Peut-être aurions-nous plus d’un enseignement à tirer de l’étude des procédés prussiens quant à l’emploi utile des deniers de l’état. De longue date, les financiers des Hohenzollern ont accoutumé de n’engager que des dépenses fructueuses, c’est-à-dire profitables pour l’avenir ; et, depuis deux siècles, bien des étrangers ont manifesté leur étonnement de voir les parcimonieux gouvernemens de la Prusse répandre l’argent au profit d’institutions dont le succès pouvait paraître aléatoire et dont les résultats ne devaient pas être immédiats. S’il est permis de juger l’arbre à ses fruits, la génération actuelle peut se convaincre que, s’ils semaient dès longtemps, les rois de Prusse ont su faire une ample et utile moisson.


I

Pour développer et diriger l’élevage, les gouvernemens disposent de deux moyens connexes : les haras et les remontes.

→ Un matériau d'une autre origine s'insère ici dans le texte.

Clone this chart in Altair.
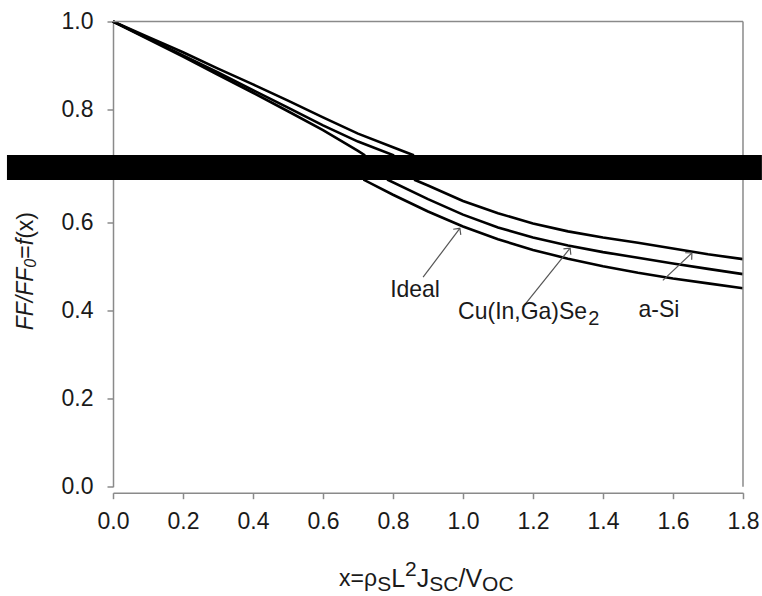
import math
import altair as alt
import pandas as pd

# ---- data ----
# each curve carries the two points where it meets the top and bottom edge of the black band
x_ideal = [0, 0.1, 0.2, 0.3, 0.4, 0.5, 0.6, 0.7, 0.718, 0.718, 0.8, 0.9, 1.0, 1.1, 1.2, 1.3, 1.4, 1.5, 1.6, 1.7, 1.8]
y_ideal = [1.0, 0.960, 0.920, 0.879, 0.838, 0.796, 0.753, 0.706, 0.6966, 0.6954, 0.662, 0.624, 0.590, 0.561, 0.537, 0.517, 0.500, 0.485, 0.472, 0.461, 0.450]

x_cigs = [0, 0.1, 0.2, 0.3, 0.4, 0.5, 0.6, 0.7, 0.80, 0.786, 0.9, 1.0, 1.1, 1.2, 1.3, 1.4, 1.5, 1.6, 1.7, 1.8]
y_cigs = [1.0, 0.962, 0.923, 0.884, 0.844, 0.804, 0.764, 0.727, 0.6966, 0.6954, 0.652, 0.617, 0.588, 0.565, 0.547, 0.532, 0.519, 0.506, 0.494, 0.482]

x_asi = [0, 0.1, 0.2, 0.3, 0.4, 0.5, 0.6, 0.7, 0.8, 0.857, 0.863, 0.9, 1.0, 1.1, 1.2, 1.3, 1.4, 1.5, 1.6, 1.7, 1.8]
y_asi = [1.0, 0.965, 0.930, 0.893, 0.857, 0.820, 0.782, 0.745, 0.714, 0.6966, 0.6954, 0.683, 0.648, 0.620, 0.597, 0.579, 0.565, 0.553, 0.540, 0.527, 0.516]

x_ticks = [0.0, 0.2, 0.4, 0.6, 0.8, 1.0, 1.2, 1.4, 1.6, 1.8]
y_ticks = [0.0, 0.2, 0.4, 0.6, 0.8, 1.0]

# occluding black band (data units)
band_x = [-0.303, 1.854]
band_y = [0.6955, 0.6965]

# annotations: label, label x, label y, arrow tail (x, y), arrow tip (x, y)
ann_text = ["Ideal", "a-Si"]
ann_tx = [0.863, 1.56]
ann_ty = [0.4455, 0.400]
arrow_x1 = [0.886, 1.171, 1.571]
arrow_y1 = [0.475, 0.407, 0.468]
arrow_x2 = [0.991, 1.306, 1.654]
arrow_y2 = [0.586, 0.541, 0.530]

FONT = "Liberation Sans"
GRAY = "#8a8a8a"
INK = "#1a1a1a"

# ---- scales ----
PX_X = 350.0   # pixels per x unit
PX_Y = 440.0   # pixels per y unit
xscale = alt.Scale(domain=[0, 1.8], nice=False, zero=False)
yscale = alt.Scale(domain=[0, 0.6955, 0.6965, 1.0], range=[465.2, 158.5, 133.5, 0],
                   nice=False, zero=False)

# ---- curves ----
rows = []
for name, xs, ys in [("Ideal", x_ideal, y_ideal), ("CIGS", x_cigs, y_cigs), ("a-Si", x_asi, y_asi)]:
    for i, (a, b) in enumerate(zip(xs, ys)):
        rows.append({"series": name, "x": a, "y": b, "i": i})
curves_df = pd.DataFrame(rows)

curves = alt.Chart(curves_df).mark_line(color="black", strokeWidth=2.6).encode(
    x=alt.X("x:Q", scale=xscale,
            axis=alt.Axis(values=x_ticks, format=".1f", title=None, grid=False,
                          offset=6, tickSize=6, tickWidth=1.5, domainWidth=1.5,
                          domainColor=GRAY, tickColor=GRAY, labelColor=INK,
                          labelFont=FONT, labelFontSize=23, labelPadding=12,
                          labelFlush=False, labelOverlap=False)),
    y=alt.Y("y:Q", scale=yscale,
            axis=alt.Axis(values=y_ticks, format=".1f", title=None, grid=False,
                          tickSize=6, tickWidth=1.5, domainWidth=1.5,
                          domainColor=GRAY, tickColor=GRAY, labelColor=INK,
                          labelFont=FONT, labelFontSize=23, labelPadding=14,
                          labelFlush=False, labelOverlap=False)),
    detail="series:N",
    order="i:Q",
)

# ---- frame (top and right) ----
frame_df = pd.DataFrame({"x": [0, 1.8], "x2": [1.8, 1.8], "y": [1.0, 0.0], "y2": [1.0, 1.0]})
frame = alt.Chart(frame_df).mark_rule(color=GRAY, strokeWidth=1.5).encode(
    x="x:Q", x2="x2:Q", y="y:Q", y2="y2:Q")

# ---- black band ----
band_df = pd.DataFrame({"x": [band_x[0]], "x2": [band_x[1]], "y": [band_y[0]], "y2": [band_y[1]]})
band = alt.Chart(band_df).mark_rect(color="black").encode(
    x="x:Q", x2="x2:Q", y="y:Q", y2="y2:Q")

# ---- arrows ----
arr_df = pd.DataFrame({"x": arrow_x1, "y": arrow_y1, "x2": arrow_x2, "y2": arrow_y2})
arr_df["angle"] = [
    (math.degrees(math.atan2((a2 - a1) * PX_X, (b2 - b1) * PX_Y)) + 360) % 360
    for a1, b1, a2, b2 in zip(arrow_x1, arrow_y1, arrow_x2, arrow_y2)
]
arrow_lines = alt.Chart(arr_df).mark_rule(color="#555555", strokeWidth=1.2).encode(
    x="x:Q", y="y:Q", x2="x2:Q", y2="y2:Q")
arrow_heads = alt.Chart(arr_df).mark_point(
    shape="M -1 1 L 0 0 L 1 1", filled=False, color="#555555", strokeWidth=1.2, size=90, opacity=1
).encode(x="x2:Q", y="y2:Q", angle=alt.Angle("angle:Q", scale=None))

# ---- curve labels ----
lab_df = pd.DataFrame({"t": ann_text, "x": ann_tx, "y": ann_ty})
labels = alt.Chart(lab_df).mark_text(font=FONT, fontSize=23, color=INK,
                                     align="center", baseline="middle").encode(
    x="x:Q", y="y:Q", text="t:N")

cigs_df = pd.DataFrame({"t": ["Cu(In,Ga)Se", "2"], "x": [0.986, 1.358], "y": [0.3955, 0.381],
                        "s": [23, 20]})
cigs_label = alt.Chart(cigs_df).mark_text(font=FONT, color=INK, align="left",
                                          baseline="middle").encode(
    x="x:Q", y="y:Q", text="t:N", size=alt.Size("s:Q", scale=None))

# ---- x axis title with sub/superscripts ----
xt_df = pd.DataFrame({
    "t": ["x=ρ", "S", "L", "2", "J", "SC", "/V", "OC"],
    "x": [0.6457, 0.7549, 0.7949, 0.8346, 0.868, 0.9037, 0.9871, 1.0546],
    "y": [-0.209, -0.222, -0.209, -0.190, -0.209, -0.222, -0.209, -0.222],
    "s": [23, 21, 25, 21, 25, 21, 25, 21],
})
xtitle = alt.Chart(xt_df).mark_text(font=FONT, color=INK, align="left",
                                    baseline="middle").encode(
    x="x:Q", y="y:Q", text="t:N", size=alt.Size("s:Q", scale=None))

# ---- y axis title (rotated) ----
yt_df = pd.DataFrame({
    "t": ["FF/FF", "0", "=", "f", "(x)"],
    "x": [-0.2486, -0.234, -0.2486, -0.2486, -0.2486],
    "y": [0.3546, 0.4964, 0.5171, 0.5478, 0.5621],
    "s": [23, 16, 23, 23, 23],
    "st": ["italic", "italic", "normal", "italic", "normal"],
})
ytitle_it = alt.Chart(yt_df[yt_df.st == "italic"]).mark_text(
    font=FONT, fontStyle="italic", color=INK, align="left", baseline="middle", angle=270
).encode(x="x:Q", y="y:Q", text="t:N", size=alt.Size("s:Q", scale=None))
ytitle_n = alt.Chart(yt_df[yt_df.st == "normal"]).mark_text(
    font=FONT, color=INK, align="left", baseline="middle", angle=270
).encode(x="x:Q", y="y:Q", text="t:N", size=alt.Size("s:Q", scale=None))

chart = alt.layer(
    curves, frame, band, arrow_lines, arrow_heads, labels, cigs_label, xtitle, ytitle_it, ytitle_n
).properties(
    width=630, height=465.2,
    autosize=alt.AutoSizeParams(type="none"),
    padding={"left": 113, "top": 21.5, "right": 19, "bottom": 110},
    background="white",
).configure_view(stroke=None)

chart.save("out.html", embed_options={"renderer": "svg", "actions": False})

L’administration des haras a pour mission exclusive de faciliter la production du cheval d’armes en procurant des étalons et en éclairant les éleveurs, auxquels le service de la remonte devra fournir un débouché certain, régulier et rémunérateur. Il est donc essentiel que les haras et les remontes marchent toujours d’accord ; question du plus haut intérêt, car la sécurité nationale en dépend. C’est là une vérité d’une telle évidence, qu’on s’étonne à bon droit de constater qu’il ait fallu un siècle au gouvernement prussien pour s’en rendre compte. Que dire du nôtre, dont la conviction ne semble pas encore faite à cette heure ? Si toutefois la Prusse a pris du temps pour s’éclairer, il est indéniable qu’après avoir rouvert la voie, elle a marché d’un pas ferme, sans hésitation et sans faiblesse, en tenant compte de l’expérience acquise.